This begs the question, What is sin? In order to address this matter, it is important to note that [and this came as a shock to me] the Old Testament has no general word for sin like the New Testament. Sin in the Old Testament is both a falling away from a relationship of faithfulness toward God and also disobedience to the commandments and the Law. The former is described as unfaithfulness to God’s covenant, the latter is a violation of God’s word and command. In both cases man shuts himself off from fellowship with God and becomes God-less. Although, in the Jewish use of the word, a man may “sin” without meaning to and even without knowing it, the “sinner” in the New Testament sense relates to the man who knowingly and willfully transgresses or ignores the revealed will of God persistently or habitually. Perhaps a good example of such willful sin is choosing to continue a life of theft and deception in order to support living a life of active addiction.

In the Old Testament sacrificial system, intentional sins were not atoned for by the regular sacrifices. Numbers 15:30-31 says, “But anyone who sins defiantly, whether native-born or foreigner, blasphemes the LORD and must be cut off from the people of Israel. Because they have despised the LORD’S word and broken His commands, they must surely be cut off; their guilt remains on them” (NKJV). It would seem that for such sins committed “with a high hand”—willfully and defiantly with arrogance—no expiation is provided. Such sins caused a person to be “utterly cut off, his guilt is upon him.” I think this helps put the wrath of God into perspective.

Consider the two classes of sin that hattath (the Hebrew term for “sin offering”) is prescribed for:

Ignorant or Inadvertent Transgression. Violation of certain prohibitions (“taboos”), including some in which we see a moral character—e.g., incest—but not all moral wrongs. This category does not include the commonest offenses against morals.

Purification of Various Kinds. The special sacrifices called sin offerings have a very limited range of employment. They are prescribed chiefly for unintentional ceremonial faults or as purification; the trespass offering is even more narrowly restricted. The great expiation for the whole people, at least in later times, was the scape-goat; not any usual form of sacrifice.
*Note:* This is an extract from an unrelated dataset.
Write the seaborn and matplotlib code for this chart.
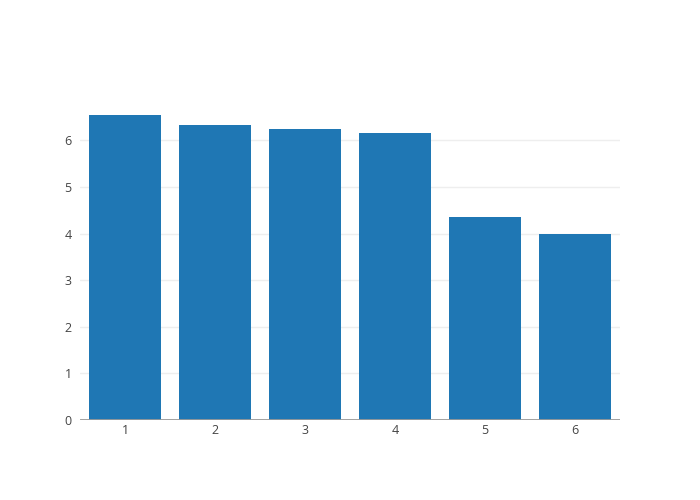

What is Sin in the New Testament?

When we look at the concept of sin in the New Testament, a different perspective emerges. Paul does not clearly define sin. It is clear, however, that he also does not see sin as primarily an offense against other people; for him sin is primarily an offense against God. The predominant conception of the nature of sin in the Bible is that of personal alienation from God. In Paul’s mind, the difference between the Old Testament and the New Testament is that Jesus provides something which the saints of the Old Testament yearned for but could never find: Real and certain victory over sin. C.L. Mitton, in Atonement, writes, “It is sin which has created the need for atonement, because sin, besides corrupting the heart and deadening the conscience and making man increasingly prone to sin again, causes man to be estranged from God, separated from God by an unseen barrier, a dividing wall of hostility” (see Ephesians 2:14) [Emphasis added].

Words for Sin in the New Testament

Sin is a multifaceted concept expressed by many different terms in the New Testament. Leon Morris, in Sin, Guilt, writes, “There are more than thirty words in the New Testament that convey some notion of sin, and Paul employs at least twenty-four of them.”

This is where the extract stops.